Netflix Original: Designated Survivor
A review of the massively popular and eagerly anticipated Netflix Original series.
Designated Survivor is based on a real life political concept. It’s basically when the current president nominates one of their staff to sit out of the State of the Union in the unlikely event the government is wiped out. Although a very far-fetched idea, this is a routine which is carried out by the current US administration.
The shows’ creator David Guggenheim (most commonly known for writing the film ‘Taken’) manages to portray the unlikely event in a captivating and action-packed narrative. Tom Kirkman (played by star actor Kiefer Sutherland) is the housing and development secretary and just so happens to be the 'Designated Survivor' when an explosion engulfs the Capitol building and, you guessed it, wipes out almost all of the serving government.
Before ‘Kirkman’ could even begin to comprehend what has happened before him on live TV, he’s being sworn in as US president. Naturally, President Kirkman has a few nerves. After all, it’s not every day you happen to fall into a job making you one of the most powerful people in the world.
After half coming round to the idea of becoming president, Kirkman is ‘chucked in at the deep end’ and is given the small task of finding who was responsible for the terrorist attack on the Capitol; as well as convincing his peers and the American people, he is the right person for the job.
Each episode brings to light a vast array of problems tackled whilst being the president (trade agreements, conflicts, spies — you name it); it’s probably covered in one of the action-packed episodes.

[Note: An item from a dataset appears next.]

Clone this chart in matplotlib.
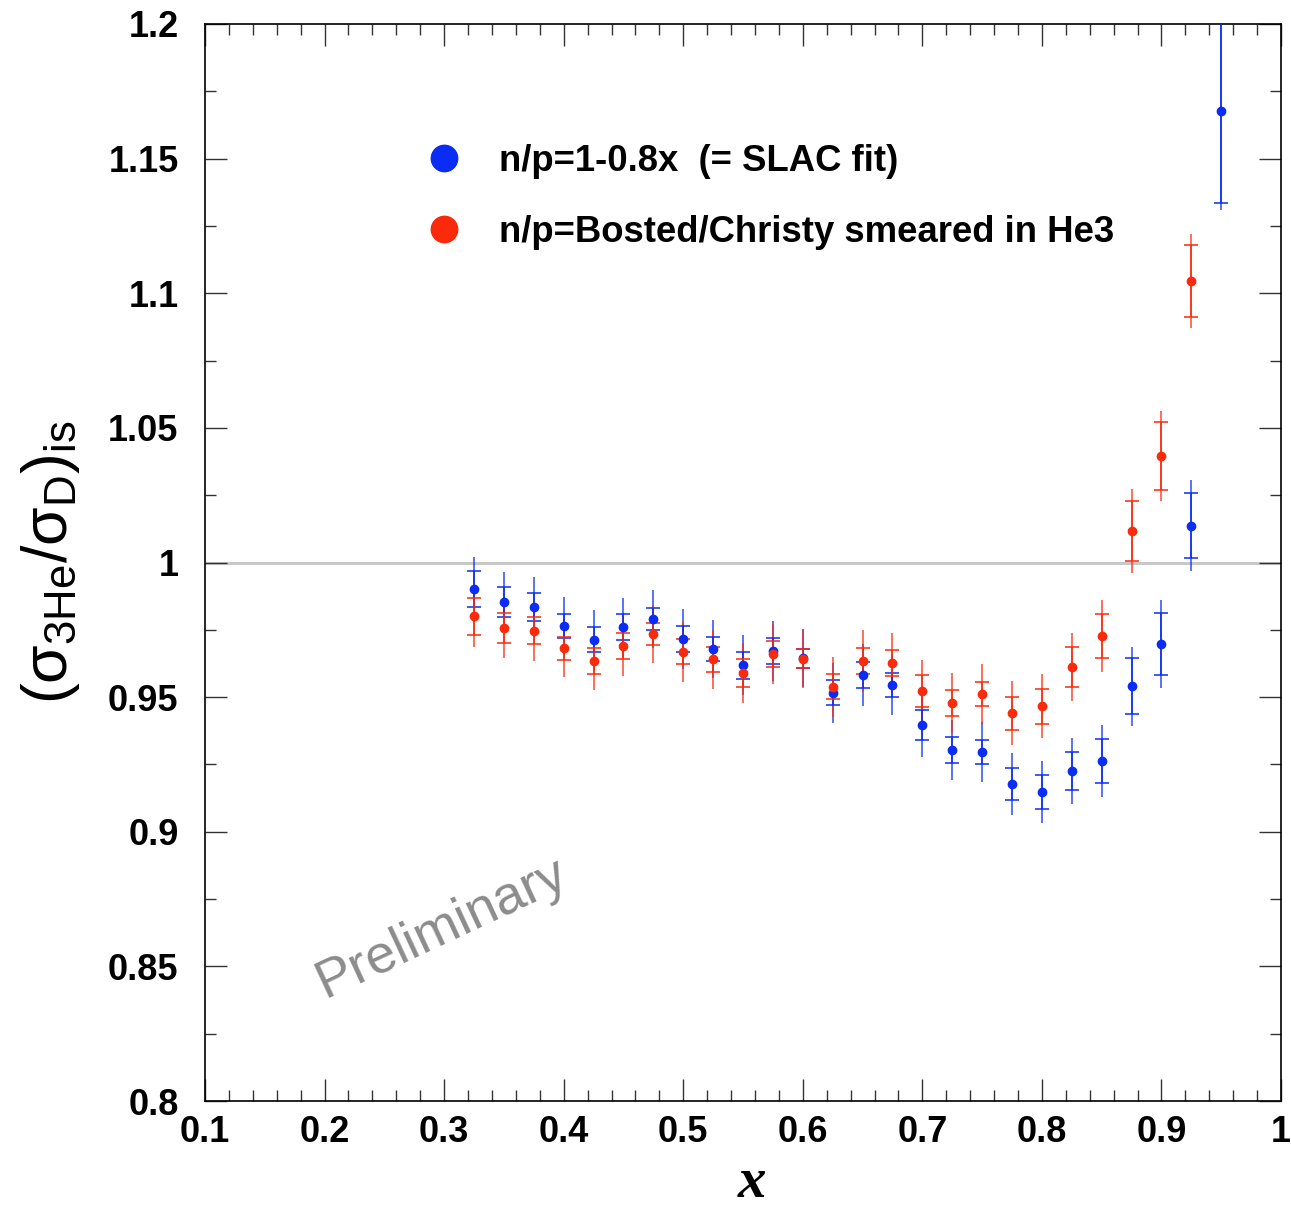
import matplotlib
matplotlib.use("Agg")
import matplotlib.pyplot as plt
from matplotlib.lines import Line2D
from matplotlib.ticker import MultipleLocator

# data
x_blue = [0.325, 0.35, 0.375, 0.4, 0.425, 0.45, 0.475, 0.5, 0.525, 0.55, 0.575, 0.6, 0.625,
          0.65, 0.675, 0.7, 0.725, 0.75, 0.775, 0.8, 0.825, 0.85, 0.875, 0.9, 0.925, 0.95]
y_blue = [0.9901, 0.9852, 0.9836, 0.9763, 0.9713, 0.9759, 0.9789, 0.9715, 0.9678, 0.9619, 0.9671,
          0.9645, 0.9516, 0.9582, 0.9545, 0.9395, 0.9305, 0.9297, 0.9176, 0.9148, 0.9227, 0.9263,
          0.9540, 0.9697, 1.0136, 1.1675]
stat_blue = [0.0067, 0.0056, 0.0052, 0.0045, 0.0046, 0.0048, 0.0041, 0.0048, 0.0045, 0.0050, 0.0047,
             0.0035, 0.0046, 0.0048, 0.0046, 0.0056, 0.0048, 0.0045, 0.0059, 0.0063, 0.0070, 0.0082,
             0.0104, 0.0115, 0.0121, 0.0340]
tot_blue = [0.0121, 0.0111, 0.0111, 0.0108, 0.0111, 0.0111, 0.0108, 0.0111, 0.0108, 0.0111, 0.0111,
            0.0108, 0.0111, 0.0115, 0.0111, 0.0119, 0.0111, 0.0111, 0.0115, 0.0115, 0.0122, 0.0134,
            0.0148, 0.0163, 0.0169, 0.0364]

x_red = x_blue[:-1]
y_red = [0.9801, 0.9757, 0.9746, 0.9681, 0.9635, 0.9691, 0.9734, 0.9669, 0.9640, 0.9591, 0.9659,
         0.9642, 0.9539, 0.9633, 0.9627, 0.9522, 0.9477, 0.9512, 0.9440, 0.9467, 0.9611, 0.9727,
         1.0117, 1.0396, 1.1045]
stat_red = [0.0069, 0.0056, 0.0050, 0.0043, 0.0048, 0.0048, 0.0041, 0.0046, 0.0045, 0.0052, 0.0048,
            0.0035, 0.0046, 0.0048, 0.0048, 0.0059, 0.0048, 0.0045, 0.0061, 0.0065, 0.0074, 0.0082,
            0.0111, 0.0125, 0.0134]
tot_red = [0.0115, 0.0111, 0.0111, 0.0108, 0.0108, 0.0111, 0.0108, 0.0111, 0.0108, 0.0111, 0.0111,
           0.0108, 0.0111, 0.0115, 0.0111, 0.0115, 0.0111, 0.0111, 0.0119, 0.0119, 0.0126, 0.0134,
           0.0156, 0.0166, 0.0175]

label_blue = "n/p=1-0.8x  (= SLAC fit)"
label_red = "n/p=Bosted/Christy smeared in He3"

blue = "#0a2cf5"
red = "#fa2a0a"

plt.rcParams["font.family"] = ["Liberation Sans", "DejaVu Sans"]
plt.rcParams["mathtext.fontset"] = "custom"
plt.rcParams["mathtext.rm"] = "Liberation Sans"
plt.rcParams["mathtext.it"] = "Liberation Sans"

fig = plt.figure(figsize=(12.91, 12.11), dpi=100)
ax = fig.add_axes([0.1588, 0.0908, 0.8335, 0.8894])

# Linie bei 1
ax.axhline(1.0, color="#c8c8c8", lw=2.2, zorder=1)

# Gesamtfehler als Linie, statistischer Fehler mit Querstrichen
for xs, ys, st, tot, c in [(x_blue, y_blue, stat_blue, tot_blue, blue),
                           (x_red, y_red, stat_red, tot_red, red)]:
    ax.errorbar(xs, ys, yerr=tot, fmt="none", ecolor=c, elinewidth=1.1, alpha=0.85, zorder=2)
    ax.errorbar(xs, ys, yerr=st, fmt="o", color=c, ms=6, ecolor=c, elinewidth=1.1,
                capsize=5, capthick=1.1, zorder=3)

ax.set_xlim(0.1, 1.0)
ax.set_ylim(0.8, 1.2)
ax.xaxis.set_minor_locator(MultipleLocator(0.02))
ax.yaxis.set_minor_locator(MultipleLocator(0.025))
ax.set_xticks([0.1, 0.2, 0.3, 0.4, 0.5, 0.6, 0.7, 0.8, 0.9, 1.0])
ax.set_xticklabels(["0.1", "0.2", "0.3", "0.4", "0.5", "0.6", "0.7", "0.8", "0.9", "1"])
ax.set_yticks([0.8, 0.85, 0.9, 0.95, 1.0, 1.05, 1.1, 1.15, 1.2])
ax.set_yticklabels(["0.8", "0.85", "0.9", "0.95", "1", "1.05", "1.1", "1.15", "1.2"])
ax.tick_params(which="both", direction="in", top=True, right=True, width=1, color="#333333")
ax.tick_params(which="major", length=16, labelsize=26, pad=10)
ax.tick_params(axis="y", which="major", pad=19)
ax.tick_params(which="minor", length=8)
for lab in ax.get_xticklabels() + ax.get_yticklabels():
    lab.set_fontweight("bold")
for s in ax.spines.values():
    s.set_linewidth(1.2)

ax.set_xlabel("x", family=["Liberation Serif", "DejaVu Serif"], fontsize=41,
              fontweight="bold", style="italic", va="baseline")
ax.xaxis.set_label_coords(0.508, -0.089)
ax.set_ylabel(r"$(\sigma_{\mathrm{3He}}/\sigma_{\mathrm{D}})_{\mathrm{is}}$", fontsize=45, labelpad=19)

handles = [Line2D([], [], ls="none", marker="o", ms=19, color=blue),
           Line2D([], [], ls="none", marker="o", ms=19, color=red)]
ax.legend(handles, [label_blue, label_red], loc="upper left", bbox_to_anchor=(0.1877, 0.889),
          frameon=False, prop={"size": 26.3, "weight": "bold"}, handletextpad=0.53,
          labelspacing=1.0, borderpad=0, borderaxespad=0)

ax.text(0.22, 0.161, "Preliminary", transform=ax.transAxes, fontsize=39, color="#8c8c8c",
        rotation=25, ha="center", va="center", rotation_mode="anchor")

fig.savefig("out.png", dpi=100)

Throughout the series, the president is portrayed in a positive light, acting firm but fair and genuinely having the American peoples’ safety and best interest at heart. This means you end up showing a certain amount of empathy towards President Kirkman.
There is also a background story, in which FBI Agent Hannah Wells (played by Maggie Q) tries to uncover to truth about the Capitol building bombing. This storyline acts as an undertone to each episode and has continued onto the most recent episode aired on Netflix (Season 2 Episode 4). It is uncovered that an American terrorist named Patrick Lloyd (played by Terry Serpico) is believed to be behind the attack with Agent Hannah Wells hot on his tail. He later threatens the US government to launch a further attack on civilians using sarin gas unless his demands are met. President Kirkman has to make a tough call and opts to use a drone strike on American soil to neutralize Lloyd.
It’s only when the FBI investigates the charred remains of the bunker Lloyd was hiding in that more questions appear…
My honest review of Designated Survivor is that I think it’s great and I genuinely look forward to each episode week after week. Although the general storyline is very far-fetched, the acting and the way it’s filmed really makes for an interesting and captivating watch. You seem to build a relationship with some of the main characters throughout the episodes, but quickly learn that not all of them can be trusted.
Designated Survivor is a sort of hybrid between House of Cards and 24. It encapsulates the ‘behind closed doors’ political drama of the White House and the sort of fast-paced action associated with foiling terrorist attacks. It keeps the viewer engaged and on the edge of their seat.
I’m unsure why this series hasn’t quite picked up the glitz and glamour of other Netflix Original series, such as The Crown, House of Cards, and Narcos, but instead continues to quietly impress loyal viewers.